The lats are an often forgotten muscle that should be more of a focus for a lot of people. Just because you typically can’t see them, doesn’t mean you get to forget about them!

The lats are the largest muscles in the upper body, responsible for shoulder extension, adduction, horizontal abduction, and (medial) internal rotation. It also helps with extension and lateral flexion of the lumbar spine thanks to the attachments at the thoracolumbar fascia.

It’s fair to say they’re a big deal.

Using the relationship of your lats and low back to our advantage, we can manipulate our set up for both the pull up and the pull down to get more lat engagement and a bigger range of movement on each exercise.

The pull down

One of the common errors I see with the pull down, regardless of the grip being used, is allowing the hips to roll forward, arching the low back and shortening the lats, not to mention flaring the ribs and losing the connection between the hips and ribcage.

A quick fix for this is to move the feet from below your hips to in front of you, allowing the hips to roll back (or stay more neutral).  This helps you keep your ribs locked down, and encourages you to extend from the upper back.

It also lengthens the lats fully when you have your hands above your head, increasing range of movement and providing a better result for your efforts.

The pull up

The same issue is seen with the pull up. You’ll see the person doing them arch the low back, hooking their feet up behind and leaning back in the pull. Because of the change in the line of pull, this misses out the lower portion of the lats, since you are going from a vertical pull to a flatter version. holding the feet out in front, in a hollow body type position stops this from happening. It also makes the pull up (and chin up) harder to do, which is why a lot of people don’t do it.

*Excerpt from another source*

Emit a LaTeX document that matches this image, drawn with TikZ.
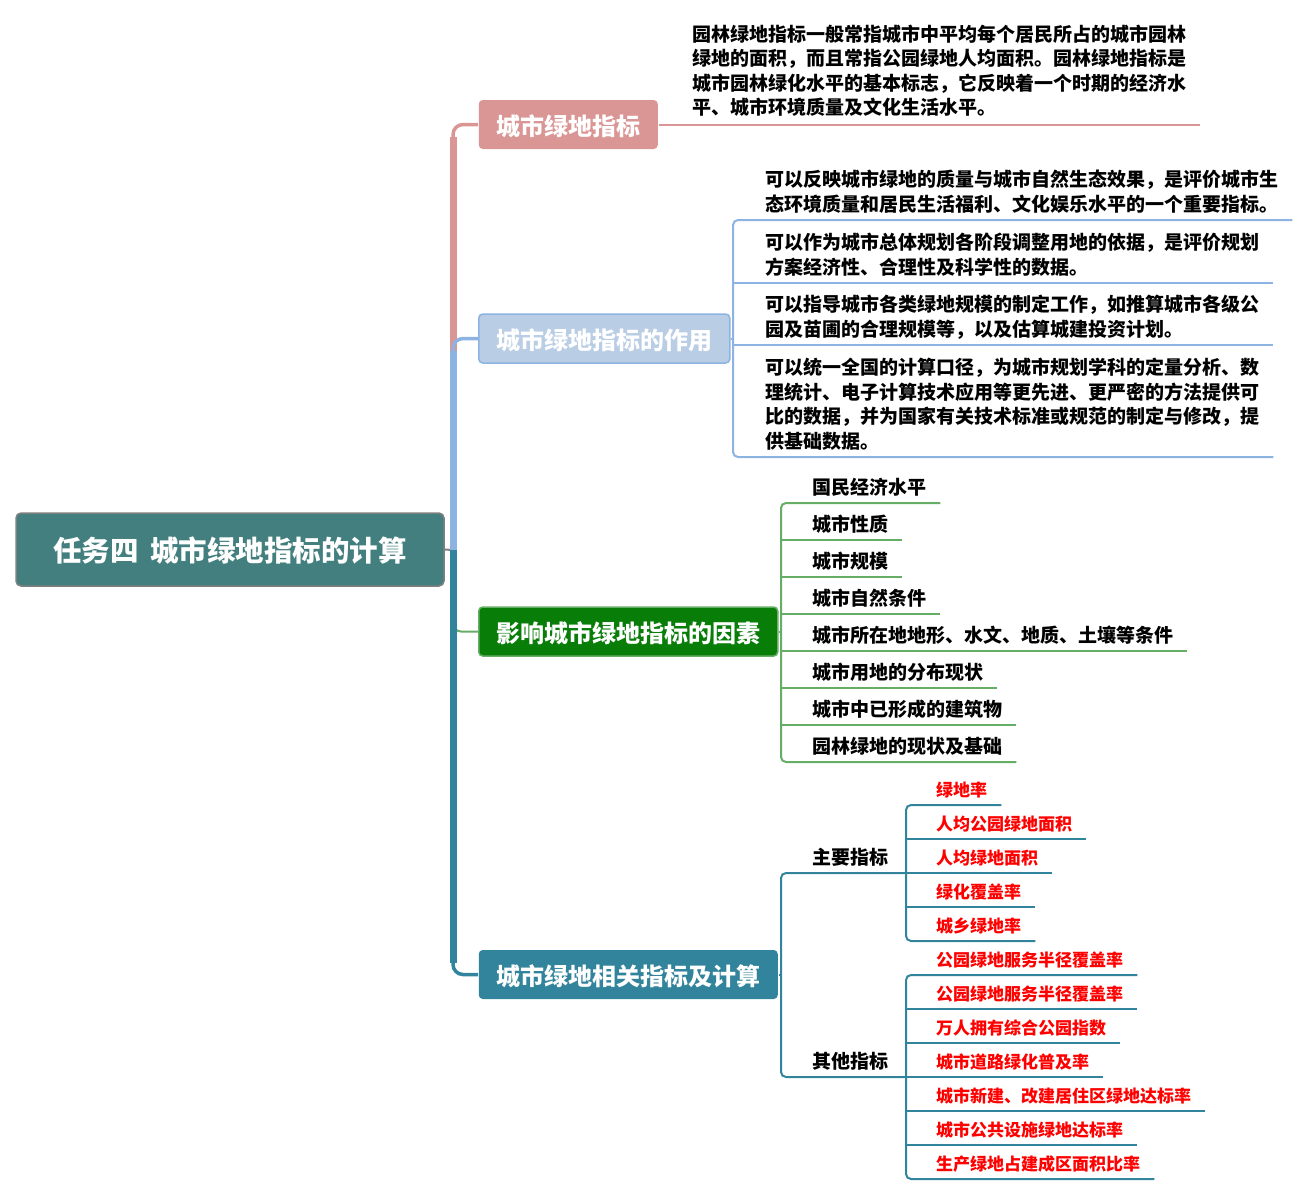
\documentclass[tikz,border=0pt]{standalone}
\usepackage{fontspec}
\setmainfont{Noto Sans CJK SC}
\usepackage{tikz}
\usetikzlibrary{positioning}
\definecolor{rootfill}{HTML}{427F7E}
\definecolor{rootedge}{HTML}{7F7F7F}
\definecolor{pinkc}{HTML}{DA9694}
\definecolor{bluefill}{HTML}{B9CDE5}
\definecolor{bluec}{HTML}{8DB3E2}
\definecolor{greenfill}{HTML}{087D08}
\definecolor{greenc}{HTML}{66AD66}
\definecolor{tealc}{HTML}{31849B}
\newcommand{\fs}[1]{\fontsize{#1}{24.5}\selectfont\bfseries}

\begin{document}
\begin{tikzpicture}[x=1pt, y=-1pt,
  root/.style={rectangle, draw=rootedge, fill=rootfill, rounded corners=5pt, line width=1.5pt,
               minimum width=428pt, minimum height=73pt, text=white, font=\fs{28.5},
               text height=24.7pt, text depth=0pt},
  topic/.style={rectangle, rounded corners=4pt, minimum height=49pt, inner xsep=17.5pt,
                anchor=west, text=white, font=\fs{24}, line width=1.5pt,
                text height=21.2pt, text depth=0pt},
  leaf/.style={anchor=south west, align=left, inner xsep=14pt, inner ysep=8.8pt,
               text depth=0pt, font=\fs{19}},
  sub/.style={leaf, inner xsep=18pt},
  redleaf/.style={leaf, inner ysep=8.5pt, text=red, font=\fs{17}},
  branch/.style={line width=7pt},
  link/.style={line width=2pt, rounded corners=5pt}]

  \useasboundingbox (0,0) rectangle (1308,1195);

  \node[root] (root) at (230,549.5) {任务四\hspace{0.4em}城市绿地指标的计算};
  \coordinate (hub) at (453,550);

  \node[topic, fill=pinkc] (idx) at (478,124.5) {城市绿地指标};
  \node[topic, fill=bluefill, draw=bluec] (role) at (478,338.5) {城市绿地指标的作用};
  \node[topic, fill=greenfill, draw=greenc] (fact) at (478,631.5) {影响城市绿地指标的因素};
  \node[topic, fill=tealc] (calc) at (478,974.5) {城市绿地相关指标及计算};

  \draw[rootedge, line width=2pt] (root.east) -- (hub);
  \draw[pinkc, line width=3.5pt, rounded corners=10pt] (hub) |- (idx.west);
  \draw[pinkc, branch] (hub) -- ([yshift=-12pt]hub |- idx.west);
  \draw[bluec, line width=3.5pt, rounded corners=10pt] (hub) |- (role.west);
  \draw[bluec, branch] (hub) -- ([yshift=-12pt]hub |- role.west);
  \draw[greenc, line width=2pt, rounded corners=8pt] (hub) |- (fact.west);
  \draw[tealc, line width=3.5pt, rounded corners=10pt] (hub) |- (calc.west);
  \draw[tealc, branch] (hub) -- ([yshift=12pt]hub |- calc.west);

  \node[leaf, inner ysep=9.8pt] (idxnote) at (678,124.5)
    {园林绿地指标一般常指城市中平均每个居民所占的城市园林\\绿地的面积，而且常指公园绿地人均面积。园林绿地指标是\\城市园林绿化水平的基本标志，它反映着一个时期的经济水\\平、城市环境质量及文化生活水平。};
  \draw[pinkc, line width=2pt] (idx.east) -- (idxnote.south east);

  \coordinate (rolespine) at (733,338.5);
  \node[leaf] (role1) at (751,220)
    {可以反映城市绿地的质量与城市自然生态效果，是评价城市生\\态环境质量和居民生活福利、文化娱乐水平的一个重要指标。};
  \node[leaf] (role2) at (751,283)
    {可以作为城市总体规划各阶段调整用地的依据，是评价规划\\方案经济性、合理性及科学性的数据。};
  \node[leaf] (role3) at (751,345)
    {可以指导城市各类绿地规模的制定工作，如推算城市各级公\\园及苗圃的合理规模等，以及估算城建投资计划。};
  \node[leaf] (role4) at (751,457)
    {可以统一全国的计算口径，为城市规划学科的定量分析、数\\理统计、电子计算技术应用等更先进、更严密的方法提供可\\比的数据，并为国家有关技术标准或规范的制定与修改，提\\供基础数据。};
  \draw[bluec, link] (role.east) -- (rolespine);
  \draw[bluec, link] (role1.south east) -- (rolespine |- role1.south) -- (rolespine |- role4.south) -- (role4.south east);
  \draw[bluec, link] (rolespine |- role2.south) -- (role2.south east);
  \draw[bluec, link] (rolespine |- role3.south) -- (role3.south east);

  \coordinate (factspine) at (781,631.5);
  \node[leaf] (fact1) at (798,503) {国民经济水平};
  \node[leaf] (fact2) at (798,540) {城市性质};
  \node[leaf] (fact3) at (798,577) {城市规模};
  \node[leaf] (fact4) at (798,614) {城市自然条件};
  \node[leaf] (fact5) at (798,651) {城市所在地地形、水文、地质、土壤等条件};
  \node[leaf] (fact6) at (798,688) {城市用地的分布现状};
  \node[leaf] (fact7) at (798,725) {城市中已形成的建筑物};
  \node[leaf] (fact8) at (798,762) {园林绿地的现状及基础};
  \draw[greenc, link] (fact.east) -- (factspine);
  \draw[greenc, link] (fact1.south east) -- (factspine |- fact1.south) -- (factspine |- fact8.south) -- (fact8.south east);
  \draw[greenc, link] (factspine |- fact2.south) -- (fact2.south east);
  \draw[greenc, link] (factspine |- fact3.south) -- (fact3.south east);
  \draw[greenc, link] (factspine |- fact4.south) -- (fact4.south east);
  \draw[greenc, link] (factspine |- fact5.south) -- (fact5.south east);
  \draw[greenc, link] (factspine |- fact6.south) -- (fact6.south east);
  \draw[greenc, link] (factspine |- fact7.south) -- (fact7.south east);

  \coordinate (calcspine) at (781,974.5);
  \node[sub] (mainidx) at (794,873) {主要指标};
  \node[sub] (otheridx) at (794,1077) {其他指标};
  \draw[tealc, link] (calc.east) -- (calcspine);
  \draw[tealc, link] (mainidx.south east) -- (calcspine |- mainidx.south) -- (calcspine |- otheridx.south) -- (otheridx.south east);

  \coordinate (mainspine) at (906,873);
  \node[redleaf] (main1) at (922,805) {绿地率};
  \node[redleaf] (main2) at (922,839) {人均公园绿地面积};
  \node[redleaf] (main3) at (922,873) {人均绿地面积};
  \node[redleaf] (main4) at (922,907) {绿化覆盖率};
  \node[redleaf] (main5) at (922,941) {城乡绿地率};
  \draw[tealc, link] (main1.south east) -- (mainspine |- main1.south) -- (mainspine |- main5.south) -- (main5.south east);
  \draw[tealc, link] (mainspine |- main2.south) -- (main2.south east);
  \draw[tealc, link] (mainspine |- main3.south) -- (main3.south east);
  \draw[tealc, link] (mainspine |- main4.south) -- (main4.south east);

  \coordinate (otherspine) at (906,1077);
  \node[redleaf] (other1) at (922,975) {公园绿地服务半径覆盖率};
  \node[redleaf] (other2) at (922,1009) {公园绿地服务半径覆盖率};
  \node[redleaf] (other3) at (922,1043) {万人拥有综合公园指数};
  \node[redleaf] (other4) at (922,1077) {城市道路绿化普及率};
  \node[redleaf] (other5) at (922,1111) {城市新建、改建居住区绿地达标率};
  \node[redleaf] (other6) at (922,1145) {城市公共设施绿地达标率};
  \node[redleaf] (other7) at (922,1179) {生产绿地占建成区面积比率};
  \draw[tealc, link] (other1.south east) -- (otherspine |- other1.south) -- (otherspine |- other7.south) -- (other7.south east);
  \draw[tealc, link] (otherspine |- other2.south) -- (other2.south east);
  \draw[tealc, link] (otherspine |- other3.south) -- (other3.south east);
  \draw[tealc, link] (otherspine |- other4.south) -- (other4.south east);
  \draw[tealc, link] (otherspine |- other5.south) -- (other5.south east);
  \draw[tealc, link] (otherspine |- other6.south) -- (other6.south east);
\end{tikzpicture}
\end{document}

A great way to mimic this position, and get the extra stretch and loading of the lats, is to use a rack pull up.

As always, a video shows the set up and execution far better than I could describe it.

The set up.

Whatever you put your feet up on, make sure it is high enough to keep your feet above or in line with your hips. this helps tuck your hips under and get that stretch at the bottom position.

Make sure it’s not so far away as to pull your butt out from under your torso. You still want the vertical torso to mimic a pull up.

The movement.

Make sure to start with a full hang position, getting a big stretch in your lats.

Initiate the pull by pulling your shoulder blades down, and pulling through the elbows to bring them down to your sides, rather than thinking about pulling your hand down towards your shoulder. The latter tends to make you try to force more load through the biceps, which compared to the lats are tiny and puny.

Keep your butt below your ribcage throughout.

Whichever option your choose, pull up, or down, putting a little thought into your hip position and set up, goes a long way to helping you get more out of the exercise.